=== AIM OF THE EXERCISE ===
Print the listing as it stands, omitting all images.

=== DATA SECTION ===
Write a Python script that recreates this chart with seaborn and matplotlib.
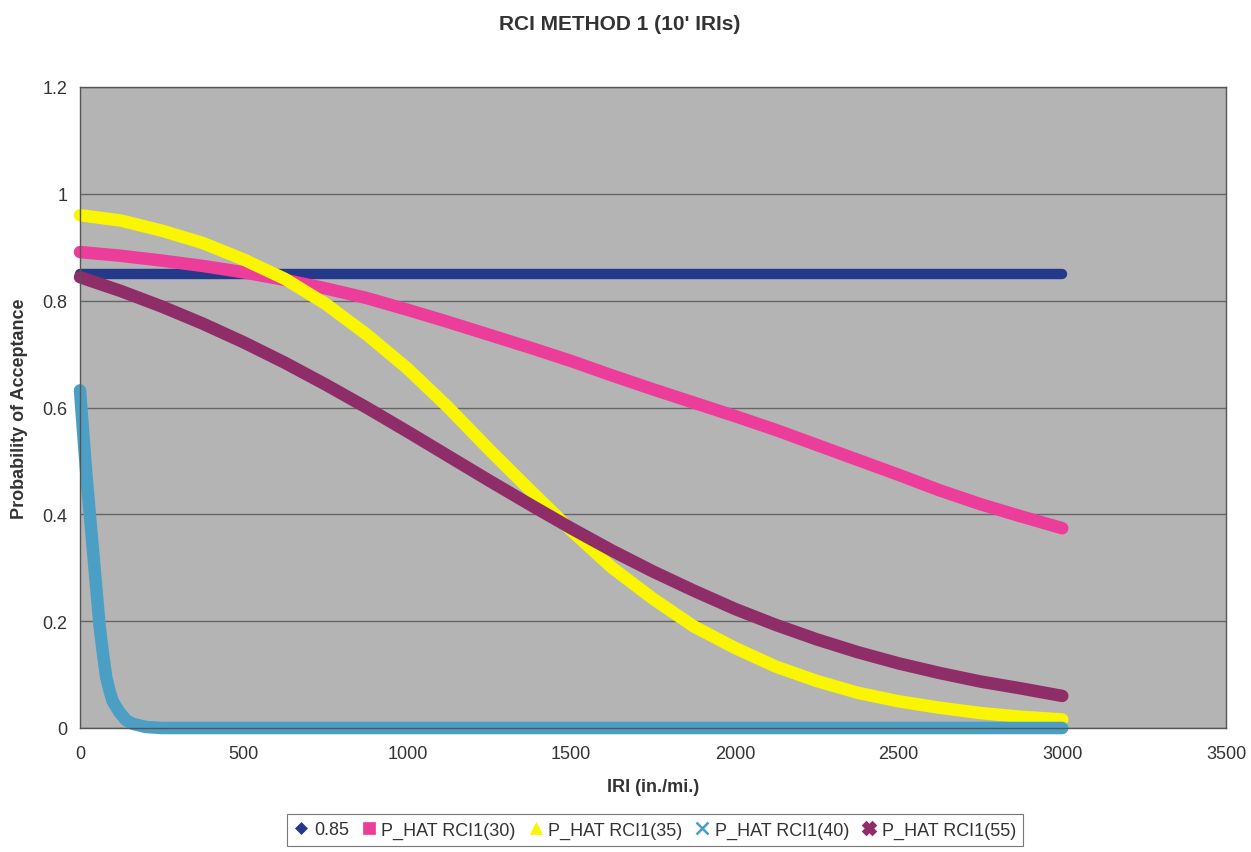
import matplotlib
matplotlib.use("Agg")
import matplotlib.pyplot as plt
from matplotlib.lines import Line2D
from matplotlib.ticker import FuncFormatter, MultipleLocator
import pandas as pd
import seaborn as sns

# IRI (in./mi.) sample points shared by the smooth acceptance curves
iri = [0, 125, 250, 375, 500, 625, 750, 875, 1000, 1125, 1250, 1375, 1500,
       1625, 1750, 1875, 2000, 2125, 2250, 2375, 2500, 2625, 2750, 2875, 3000]

# Probability of acceptance, RCI method 1 (10' IRIs)
p_hat_30 = [0.891, 0.884, 0.875, 0.865, 0.853, 0.839, 0.823, 0.805, 0.783, 0.760, 0.736, 0.712, 0.687,
            0.660, 0.634, 0.609, 0.584, 0.558, 0.530, 0.502, 0.474, 0.445, 0.419, 0.396, 0.374]
p_hat_35 = [0.960, 0.950, 0.931, 0.908, 0.877, 0.841, 0.794, 0.737, 0.673, 0.600, 0.521, 0.445, 0.370,
            0.300, 0.242, 0.190, 0.150, 0.115, 0.088, 0.066, 0.050, 0.038, 0.028, 0.021, 0.016]
p_hat_55 = [0.844, 0.818, 0.789, 0.757, 0.722, 0.684, 0.643, 0.600, 0.555, 0.509, 0.463, 0.418, 0.374,
            0.332, 0.293, 0.257, 0.223, 0.193, 0.166, 0.142, 0.121, 0.103, 0.087, 0.074, 0.060]

# RCI1(40) drops off within the first few hundred in./mi.
iri_40 = [0, 10, 20, 30, 40, 50, 60, 70, 80, 90, 100, 120, 140, 160, 200, 250, 500, 1000, 1500, 2000, 2500, 3000]
p_hat_40 = [0.632, 0.550, 0.470, 0.400, 0.330, 0.260, 0.190, 0.140, 0.095, 0.070, 0.050, 0.030, 0.015, 0.008,
            0.002, 0.0, 0.0, 0.0, 0.0, 0.0, 0.0, 0.0]

# Target acceptance level
iri_target = [0, 3000]
target = [0.85, 0.85]

series_labels = ["0.85", "P_HAT RCI1(30)", "P_HAT RCI1(35)", "P_HAT RCI1(40)", "P_HAT RCI1(55)"]
colors = ["#24398A", "#EC3D9B", "#FAF500", "#4C9FC4", "#8F2D68"]
markers = ["D", "s", "^", "x", "X"]

sns.set_style("white")
plt.rcParams["font.family"] = ["Liberation Sans", "DejaVu Sans"]

fig = plt.figure(figsize=(12.51, 8.53), dpi=100)
ax = fig.add_axes([80 / 1251, 1 - 729 / 853, 1146 / 1251, 641 / 853])
ax.set_facecolor("#B4B4B4")

frames = [
    (iri_target, target),
    (iri, p_hat_30),
    (iri, p_hat_35),
    (iri_40, p_hat_40),
    (iri, p_hat_55),
]
widths = [7.5, 9, 9, 9, 9]
for (xs, ys), col, lw in zip(frames, colors, widths):
    df = pd.DataFrame({"IRI": xs, "P": ys})
    sns.lineplot(data=df, x="IRI", y="P", ax=ax, color=col, linewidth=lw,
                 solid_capstyle="round", solid_joinstyle="round", legend=False)
for ln in ax.get_lines():
    ln.set_clip_on(False)

ax.set_xlim(0, 3500)
ax.set_ylim(0, 1.2)
ax.xaxis.set_major_locator(MultipleLocator(500))
ax.yaxis.set_major_locator(MultipleLocator(0.2))
ax.yaxis.set_major_formatter(FuncFormatter(lambda v, p: f"{v:g}"))
ax.yaxis.grid(True, color="#666666", linewidth=1.0)
ax.xaxis.grid(False)
ax.set_axisbelow(True)
for sp in ax.spines.values():
    sp.set_color("#555555")
    sp.set_linewidth(1.0)
ax.tick_params(axis="both", which="major", labelsize=13, colors="#333333",
               direction="out", length=4, width=1, pad=5)
ax.tick_params(axis="x", pad=8)

ax.set_xlabel("IRI (in./mi.)", fontsize=13, fontweight="bold", color="#333333", labelpad=12)
ax.set_ylabel("Probability of Acceptance", fontsize=13, fontweight="bold", color="#333333", labelpad=10)
fig.text(620 / 1251, 1 - 25 / 853, "RCI METHOD 1 (10' IRIs)", ha="center", va="center",
         fontsize=15, fontweight="bold", color="#333333")

handles = [Line2D([], [], linestyle="none", marker=m, color=c, markersize=8 if m != "D" else 6,
                  markeredgewidth=1.8 if m in ("x", "X") else 0.5)
           for m, c in zip(markers, colors)]
leg = fig.legend(handles, series_labels, loc="center", bbox_to_anchor=(655 / 1251, 1 - 831 / 853),
                 ncol=5, frameon=True, fancybox=False, fontsize=13, handlelength=0.8,
                 handletextpad=0.3, columnspacing=0.7, borderpad=0.4)
leg.get_frame().set_edgecolor("#555555")
leg.get_frame().set_linewidth(0.8)
for t in leg.get_texts():
    t.set_color("#333333")

fig.savefig("out.png", dpi=100, facecolor="white")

=== RESPONSE TO THIS TASK ===
Write a Python script that recreates this chart with seaborn and matplotlib.
import matplotlib
matplotlib.use("Agg")
import matplotlib.pyplot as plt
from matplotlib.lines import Line2D
from matplotlib.ticker import FuncFormatter, MultipleLocator
import pandas as pd
import seaborn as sns

# IRI (in./mi.) sample points shared by the smooth acceptance curves
iri = [0, 125, 250, 375, 500, 625, 750, 875, 1000, 1125, 1250, 1375, 1500,
       1625, 1750, 1875, 2000, 2125, 2250, 2375, 2500, 2625, 2750, 2875, 3000]

# Probability of acceptance, RCI method 1 (10' IRIs)
p_hat_30 = [0.891, 0.884, 0.875, 0.865, 0.853, 0.839, 0.823, 0.805, 0.783, 0.760, 0.736, 0.712, 0.687,
            0.660, 0.634, 0.609, 0.584, 0.558, 0.530, 0.502, 0.474, 0.445, 0.419, 0.396, 0.374]
p_hat_35 = [0.960, 0.950, 0.931, 0.908, 0.877, 0.841, 0.794, 0.737, 0.673, 0.600, 0.521, 0.445, 0.370,
            0.300, 0.242, 0.190, 0.150, 0.115, 0.088, 0.066, 0.050, 0.038, 0.028, 0.021, 0.016]
p_hat_55 = [0.844, 0.818, 0.789, 0.757, 0.722, 0.684, 0.643, 0.600, 0.555, 0.509, 0.463, 0.418, 0.374,
            0.332, 0.293, 0.257, 0.223, 0.193, 0.166, 0.142, 0.121, 0.103, 0.087, 0.074, 0.060]

# RCI1(40) drops off within the first few hundred in./mi.
iri_40 = [0, 10, 20, 30, 40, 50, 60, 70, 80, 90, 100, 120, 140, 160, 200, 250, 500, 1000, 1500, 2000, 2500, 3000]
p_hat_40 = [0.632, 0.550, 0.470, 0.400, 0.330, 0.260, 0.190, 0.140, 0.095, 0.070, 0.050, 0.030, 0.015, 0.008,
            0.002, 0.0, 0.0, 0.0, 0.0, 0.0, 0.0, 0.0]

# Target acceptance level
iri_target = [0, 3000]
target = [0.85, 0.85]

series_labels = ["0.85", "P_HAT RCI1(30)", "P_HAT RCI1(35)", "P_HAT RCI1(40)", "P_HAT RCI1(55)"]
colors = ["#24398A", "#EC3D9B", "#FAF500", "#4C9FC4", "#8F2D68"]
markers = ["D", "s", "^", "x", "X"]

sns.set_style("white")
plt.rcParams["font.family"] = ["Liberation Sans", "DejaVu Sans"]

fig = plt.figure(figsize=(12.51, 8.53), dpi=100)
ax = fig.add_axes([80 / 1251, 1 - 729 / 853, 1146 / 1251, 641 / 853])
ax.set_facecolor("#B4B4B4")

frames = [
    (iri_target, target),
    (iri, p_hat_30),
    (iri, p_hat_35),
    (iri_40, p_hat_40),
    (iri, p_hat_55),
]
widths = [7.5, 9, 9, 9, 9]
for (xs, ys), col, lw in zip(frames, colors, widths):
    df = pd.DataFrame({"IRI": xs, "P": ys})
    sns.lineplot(data=df, x="IRI", y="P", ax=ax, color=col, linewidth=lw,
                 solid_capstyle="round", solid_joinstyle="round", legend=False)
for ln in ax.get_lines():
    ln.set_clip_on(False)

ax.set_xlim(0, 3500)
ax.set_ylim(0, 1.2)
ax.xaxis.set_major_locator(MultipleLocator(500))
ax.yaxis.set_major_locator(MultipleLocator(0.2))
ax.yaxis.set_major_formatter(FuncFormatter(lambda v, p: f"{v:g}"))
ax.yaxis.grid(True, color="#666666", linewidth=1.0)
ax.xaxis.grid(False)
ax.set_axisbelow(True)
for sp in ax.spines.values():
    sp.set_color("#555555")
    sp.set_linewidth(1.0)
ax.tick_params(axis="both", which="major", labelsize=13, colors="#333333",
               direction="out", length=4, width=1, pad=5)
ax.tick_params(axis="x", pad=8)

ax.set_xlabel("IRI (in./mi.)", fontsize=13, fontweight="bold", color="#333333", labelpad=12)
ax.set_ylabel("Probability of Acceptance", fontsize=13, fontweight="bold", color="#333333", labelpad=10)
fig.text(620 / 1251, 1 - 25 / 853, "RCI METHOD 1 (10' IRIs)", ha="center", va="center",
         fontsize=15, fontweight="bold", color="#333333")

handles = [Line2D([], [], linestyle="none", marker=m, color=c, markersize=8 if m != "D" else 6,
                  markeredgewidth=1.8 if m in ("x", "X") else 0.5)
           for m, c in zip(markers, colors)]
leg = fig.legend(handles, series_labels, loc="center", bbox_to_anchor=(655 / 1251, 1 - 831 / 853),
                 ncol=5, frameon=True, fancybox=False, fontsize=13, handlelength=0.8,
                 handletextpad=0.3, columnspacing=0.7, borderpad=0.4)
leg.get_frame().set_edgecolor("#555555")
leg.get_frame().set_linewidth(0.8)
for t in leg.get_texts():
    t.set_color("#333333")

fig.savefig("out.png", dpi=100, facecolor="white")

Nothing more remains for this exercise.